» **Data segment**
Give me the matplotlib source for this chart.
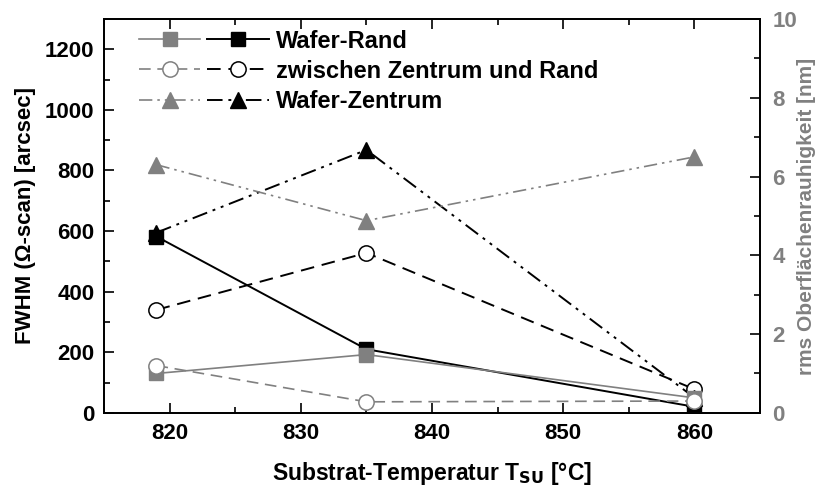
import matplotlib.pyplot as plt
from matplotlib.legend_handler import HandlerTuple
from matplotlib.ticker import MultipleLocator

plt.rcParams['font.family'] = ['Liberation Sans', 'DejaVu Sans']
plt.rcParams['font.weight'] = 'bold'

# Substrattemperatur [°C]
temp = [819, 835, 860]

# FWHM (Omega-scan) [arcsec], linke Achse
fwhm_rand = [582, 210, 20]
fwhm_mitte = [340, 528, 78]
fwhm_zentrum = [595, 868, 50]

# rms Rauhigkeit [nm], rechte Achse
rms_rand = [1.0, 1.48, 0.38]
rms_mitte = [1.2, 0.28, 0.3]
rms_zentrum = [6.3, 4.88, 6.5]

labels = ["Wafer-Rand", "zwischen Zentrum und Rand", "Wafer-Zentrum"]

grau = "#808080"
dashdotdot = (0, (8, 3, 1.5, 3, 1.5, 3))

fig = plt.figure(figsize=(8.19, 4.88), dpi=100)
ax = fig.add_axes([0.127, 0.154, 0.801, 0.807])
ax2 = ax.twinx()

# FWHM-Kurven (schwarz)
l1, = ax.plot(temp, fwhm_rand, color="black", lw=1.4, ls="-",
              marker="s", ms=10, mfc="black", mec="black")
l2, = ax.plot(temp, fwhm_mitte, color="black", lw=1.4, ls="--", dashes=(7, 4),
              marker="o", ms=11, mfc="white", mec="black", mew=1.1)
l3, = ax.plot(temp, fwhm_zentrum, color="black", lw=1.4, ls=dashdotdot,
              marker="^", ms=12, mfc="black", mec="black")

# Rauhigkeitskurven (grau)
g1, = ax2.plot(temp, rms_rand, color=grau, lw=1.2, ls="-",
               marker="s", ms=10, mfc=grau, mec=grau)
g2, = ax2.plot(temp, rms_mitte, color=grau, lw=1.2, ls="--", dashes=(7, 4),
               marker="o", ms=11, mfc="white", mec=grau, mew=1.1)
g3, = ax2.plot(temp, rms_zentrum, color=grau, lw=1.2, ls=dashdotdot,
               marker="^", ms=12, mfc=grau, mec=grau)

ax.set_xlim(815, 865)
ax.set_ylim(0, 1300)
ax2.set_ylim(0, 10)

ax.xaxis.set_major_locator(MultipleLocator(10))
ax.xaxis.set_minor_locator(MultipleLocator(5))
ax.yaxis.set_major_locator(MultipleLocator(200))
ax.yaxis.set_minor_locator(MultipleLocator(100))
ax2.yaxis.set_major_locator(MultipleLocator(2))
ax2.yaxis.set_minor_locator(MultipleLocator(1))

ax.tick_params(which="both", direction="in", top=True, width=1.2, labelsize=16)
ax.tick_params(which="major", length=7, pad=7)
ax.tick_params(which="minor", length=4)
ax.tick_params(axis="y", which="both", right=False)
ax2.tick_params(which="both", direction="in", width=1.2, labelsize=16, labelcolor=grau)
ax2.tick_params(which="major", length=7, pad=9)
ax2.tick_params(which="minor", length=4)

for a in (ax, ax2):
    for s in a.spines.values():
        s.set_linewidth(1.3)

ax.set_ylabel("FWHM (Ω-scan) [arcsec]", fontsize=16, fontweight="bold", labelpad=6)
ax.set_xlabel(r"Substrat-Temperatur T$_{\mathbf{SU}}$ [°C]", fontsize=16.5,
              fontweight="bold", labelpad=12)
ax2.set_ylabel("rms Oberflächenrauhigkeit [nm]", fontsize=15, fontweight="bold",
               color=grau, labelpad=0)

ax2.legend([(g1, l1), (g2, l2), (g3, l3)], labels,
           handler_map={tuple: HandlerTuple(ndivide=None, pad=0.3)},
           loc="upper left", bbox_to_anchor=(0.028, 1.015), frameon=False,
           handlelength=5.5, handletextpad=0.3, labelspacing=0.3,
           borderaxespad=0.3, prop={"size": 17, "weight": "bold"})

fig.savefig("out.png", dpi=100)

» **Set exercise**
Your task is to return the lines above, from the first one up to and including the line containing "temp = [819, 835, 860]", minus any pictures.

» **Task solution**
Give me the matplotlib source for this chart.
import matplotlib.pyplot as plt
from matplotlib.legend_handler import HandlerTuple
from matplotlib.ticker import MultipleLocator

plt.rcParams['font.family'] = ['Liberation Sans', 'DejaVu Sans']
plt.rcParams['font.weight'] = 'bold'

# Substrattemperatur [°C]
temp = [819, 835, 860]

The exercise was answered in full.